• _GOAL OF THE EXERCISE_
Quote all of the data exactly as given. Skip every picture it contains.

• _DATA RECORDS_

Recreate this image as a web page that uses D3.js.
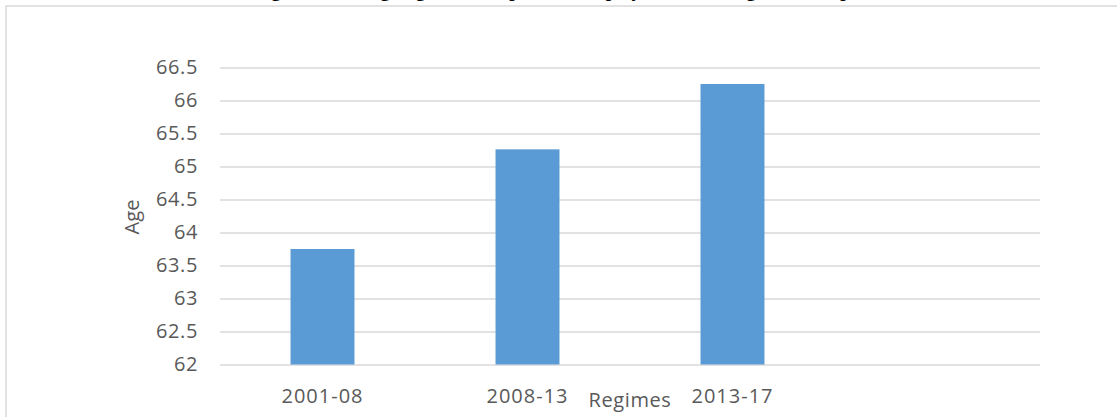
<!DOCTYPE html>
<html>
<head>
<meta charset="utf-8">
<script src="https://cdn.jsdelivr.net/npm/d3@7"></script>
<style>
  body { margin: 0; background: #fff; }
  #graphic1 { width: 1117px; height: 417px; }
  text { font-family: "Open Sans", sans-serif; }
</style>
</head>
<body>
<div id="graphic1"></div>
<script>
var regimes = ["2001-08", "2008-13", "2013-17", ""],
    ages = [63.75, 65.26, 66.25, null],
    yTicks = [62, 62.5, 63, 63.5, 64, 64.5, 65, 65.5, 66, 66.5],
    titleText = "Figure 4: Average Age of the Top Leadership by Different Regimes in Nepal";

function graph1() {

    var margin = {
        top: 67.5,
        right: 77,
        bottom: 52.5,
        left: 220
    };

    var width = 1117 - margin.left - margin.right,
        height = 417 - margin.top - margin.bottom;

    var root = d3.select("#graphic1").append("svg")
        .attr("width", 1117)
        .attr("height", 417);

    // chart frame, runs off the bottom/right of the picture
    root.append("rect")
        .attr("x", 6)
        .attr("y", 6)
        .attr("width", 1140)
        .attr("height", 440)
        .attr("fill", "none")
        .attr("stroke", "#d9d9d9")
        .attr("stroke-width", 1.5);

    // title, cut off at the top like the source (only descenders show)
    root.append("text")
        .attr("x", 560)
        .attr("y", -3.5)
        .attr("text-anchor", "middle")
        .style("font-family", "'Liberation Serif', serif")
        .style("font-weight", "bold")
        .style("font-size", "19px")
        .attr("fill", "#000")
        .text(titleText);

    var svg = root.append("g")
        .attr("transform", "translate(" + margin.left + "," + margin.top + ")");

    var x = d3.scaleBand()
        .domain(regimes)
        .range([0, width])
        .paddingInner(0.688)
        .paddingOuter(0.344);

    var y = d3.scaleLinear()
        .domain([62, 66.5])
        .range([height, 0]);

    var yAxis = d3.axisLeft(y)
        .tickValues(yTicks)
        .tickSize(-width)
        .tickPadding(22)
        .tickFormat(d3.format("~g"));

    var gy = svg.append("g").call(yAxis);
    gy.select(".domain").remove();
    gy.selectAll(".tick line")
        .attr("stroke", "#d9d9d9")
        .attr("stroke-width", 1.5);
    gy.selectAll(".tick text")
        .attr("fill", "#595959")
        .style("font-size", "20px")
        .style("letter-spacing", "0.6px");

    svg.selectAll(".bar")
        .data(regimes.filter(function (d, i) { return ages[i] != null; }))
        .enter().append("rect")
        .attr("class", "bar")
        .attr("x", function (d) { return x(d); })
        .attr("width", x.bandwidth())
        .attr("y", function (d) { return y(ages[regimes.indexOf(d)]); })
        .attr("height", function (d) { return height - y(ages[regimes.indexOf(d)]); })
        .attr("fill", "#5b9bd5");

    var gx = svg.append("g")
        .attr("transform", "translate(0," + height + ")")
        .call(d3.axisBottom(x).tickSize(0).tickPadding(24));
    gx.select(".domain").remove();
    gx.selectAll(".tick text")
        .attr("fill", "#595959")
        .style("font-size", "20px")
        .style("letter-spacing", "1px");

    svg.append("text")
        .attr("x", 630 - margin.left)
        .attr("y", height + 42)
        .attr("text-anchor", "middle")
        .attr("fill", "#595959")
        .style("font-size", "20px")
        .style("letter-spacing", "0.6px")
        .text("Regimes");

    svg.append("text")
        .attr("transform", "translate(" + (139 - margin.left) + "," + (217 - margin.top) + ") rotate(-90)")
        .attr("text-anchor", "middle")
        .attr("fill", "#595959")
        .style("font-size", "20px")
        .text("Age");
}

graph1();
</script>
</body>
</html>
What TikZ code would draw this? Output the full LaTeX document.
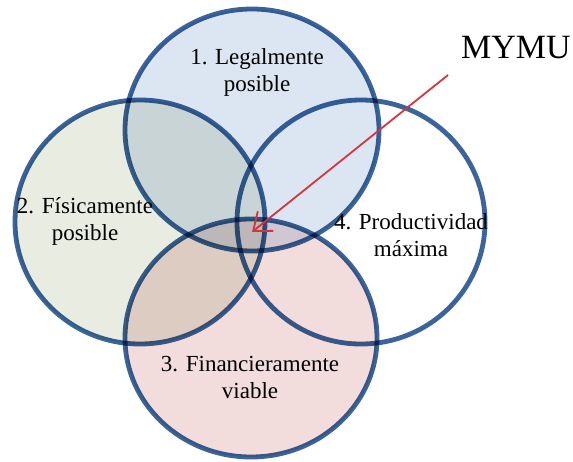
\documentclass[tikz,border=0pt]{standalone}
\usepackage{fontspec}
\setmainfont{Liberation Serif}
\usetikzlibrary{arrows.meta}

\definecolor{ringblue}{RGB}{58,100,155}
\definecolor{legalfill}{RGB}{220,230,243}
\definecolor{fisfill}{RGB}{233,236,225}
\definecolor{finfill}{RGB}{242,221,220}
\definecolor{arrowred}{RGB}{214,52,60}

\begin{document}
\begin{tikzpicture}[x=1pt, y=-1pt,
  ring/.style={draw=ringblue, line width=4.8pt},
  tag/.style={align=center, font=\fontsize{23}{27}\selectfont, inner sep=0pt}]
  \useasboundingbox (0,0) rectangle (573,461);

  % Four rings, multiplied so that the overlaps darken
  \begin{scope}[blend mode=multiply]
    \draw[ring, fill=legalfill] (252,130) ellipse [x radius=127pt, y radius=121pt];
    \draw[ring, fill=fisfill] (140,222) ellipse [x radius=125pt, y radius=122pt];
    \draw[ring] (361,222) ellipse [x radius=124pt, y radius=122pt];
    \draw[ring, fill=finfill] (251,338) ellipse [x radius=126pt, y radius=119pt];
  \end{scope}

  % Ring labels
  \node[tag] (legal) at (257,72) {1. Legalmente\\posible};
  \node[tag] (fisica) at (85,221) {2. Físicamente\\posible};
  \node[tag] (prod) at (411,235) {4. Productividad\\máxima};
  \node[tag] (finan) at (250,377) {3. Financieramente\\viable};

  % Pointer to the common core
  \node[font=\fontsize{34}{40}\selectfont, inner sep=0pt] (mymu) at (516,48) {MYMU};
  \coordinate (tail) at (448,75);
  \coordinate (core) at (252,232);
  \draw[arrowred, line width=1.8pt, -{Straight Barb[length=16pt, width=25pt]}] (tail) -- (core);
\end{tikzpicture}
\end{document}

• _SOLUTION_
Recreate this image as a web page that uses D3.js.
<!DOCTYPE html>
<html>
<head>
<meta charset="utf-8">
<script src="https://cdn.jsdelivr.net/npm/d3@7"></script>
<style>
  body { margin: 0; background: #fff; }
  #graphic1 { width: 1117px; height: 417px; }
  text { font-family: "Open Sans", sans-serif; }
</style>
</head>
<body>
<div id="graphic1"></div>
<script>
var regimes = ["2001-08", "2008-13", "2013-17", ""],
    ages = [63.75, 65.26, 66.25, null],
    yTicks = [62, 62.5, 63, 63.5, 64, 64.5, 65, 65.5, 66, 66.5],
    titleText = "Figure 4: Average Age of the Top Leadership by Different Regimes in Nepal";

function graph1() {

    var margin = {
        top: 67.5,
        right: 77,
        bottom: 52.5,
        left: 220
    };

    var width = 1117 - margin.left - margin.right,
        height = 417 - margin.top - margin.bottom;

    var root = d3.select("#graphic1").append("svg")
        .attr("width", 1117)
        .attr("height", 417);

    // chart frame, runs off the bottom/right of the picture
    root.append("rect")
        .attr("x", 6)
        .attr("y", 6)
        .attr("width", 1140)
        .attr("height", 440)
        .attr("fill", "none")
        .attr("stroke", "#d9d9d9")
        .attr("stroke-width", 1.5);

    // title, cut off at the top like the source (only descenders show)
    root.append("text")
        .attr("x", 560)
        .attr("y", -3.5)
        .attr("text-anchor", "middle")
        .style("font-family", "'Liberation Serif', serif")
        .style("font-weight", "bold")
        .style("font-size", "19px")
        .attr("fill", "#000")
        .text(titleText);

    var svg = root.append("g")
        .attr("transform", "translate(" + margin.left + "," + margin.top + ")");

    var x = d3.scaleBand()
        .domain(regimes)
        .range([0, width])
        .paddingInner(0.688)
        .paddingOuter(0.344);

    var y = d3.scaleLinear()
        .domain([62, 66.5])
        .range([height, 0]);

    var yAxis = d3.axisLeft(y)
        .tickValues(yTicks)
        .tickSize(-width)
        .tickPadding(22)
        .tickFormat(d3.format("~g"));

    var gy = svg.append("g").call(yAxis);
    gy.select(".domain").remove();
    gy.selectAll(".tick line")
        .attr("stroke", "#d9d9d9")
        .attr("stroke-width", 1.5);
    gy.selectAll(".tick text")
        .attr("fill", "#595959")
        .style("font-size", "20px")
        .style("letter-spacing", "0.6px");

    svg.selectAll(".bar")
        .data(regimes.filter(function (d, i) { return ages[i] != null; }))
        .enter().append("rect")
        .attr("class", "bar")
        .attr("x", function (d) { return x(d); })
        .attr("width", x.bandwidth())
        .attr("y", function (d) { return y(ages[regimes.indexOf(d)]); })
        .attr("height", function (d) { return height - y(ages[regimes.indexOf(d)]); })
        .attr("fill", "#5b9bd5");

    var gx = svg.append("g")
        .attr("transform", "translate(0," + height + ")")
        .call(d3.axisBottom(x).tickSize(0).tickPadding(24));
    gx.select(".domain").remove();
    gx.selectAll(".tick text")
        .attr("fill", "#595959")
        .style("font-size", "20px")
        .style("letter-spacing", "1px");

    svg.append("text")
        .attr("x", 630 - margin.left)
        .attr("y", height + 42)
        .attr("text-anchor", "middle")
        .attr("fill", "#595959")
        .style("font-size", "20px")
        .style("letter-spacing", "0.6px")
        .text("Regimes");

    svg.append("text")
        .attr("transform", "translate(" + (139 - margin.left) + "," + (217 - margin.top) + ") rotate(-90)")
        .attr("text-anchor", "middle")
        .attr("fill", "#595959")
        .style("font-size", "20px")
        .text("Age");
}

graph1();
</script>
</body>
</html>
What TikZ code would draw this? Output the full LaTeX document.
\documentclass[tikz,border=0pt]{standalone}
\usepackage{fontspec}
\setmainfont{Liberation Serif}
\usetikzlibrary{arrows.meta}

\definecolor{ringblue}{RGB}{58,100,155}
\definecolor{legalfill}{RGB}{220,230,243}
\definecolor{fisfill}{RGB}{233,236,225}
\definecolor{finfill}{RGB}{242,221,220}
\definecolor{arrowred}{RGB}{214,52,60}

\begin{document}
\begin{tikzpicture}[x=1pt, y=-1pt,
  ring/.style={draw=ringblue, line width=4.8pt},
  tag/.style={align=center, font=\fontsize{23}{27}\selectfont, inner sep=0pt}]
  \useasboundingbox (0,0) rectangle (573,461);

  % Four rings, multiplied so that the overlaps darken
  \begin{scope}[blend mode=multiply]
    \draw[ring, fill=legalfill] (252,130) ellipse [x radius=127pt, y radius=121pt];
    \draw[ring, fill=fisfill] (140,222) ellipse [x radius=125pt, y radius=122pt];
    \draw[ring] (361,222) ellipse [x radius=124pt, y radius=122pt];
    \draw[ring, fill=finfill] (251,338) ellipse [x radius=126pt, y radius=119pt];
  \end{scope}

  % Ring labels
  \node[tag] (legal) at (257,72) {1. Legalmente\\posible};
  \node[tag] (fisica) at (85,221) {2. Físicamente\\posible};
  \node[tag] (prod) at (411,235) {4. Productividad\\máxima};
  \node[tag] (finan) at (250,377) {3. Financieramente\\viable};

  % Pointer to the common core
  \node[font=\fontsize{34}{40}\selectfont, inner sep=0pt] (mymu) at (516,48) {MYMU};
  \coordinate (tail) at (448,75);
  \coordinate (core) at (252,232);
  \draw[arrowred, line width=1.8pt, -{Straight Barb[length=16pt, width=25pt]}] (tail) -- (core);
\end{tikzpicture}
\end{document}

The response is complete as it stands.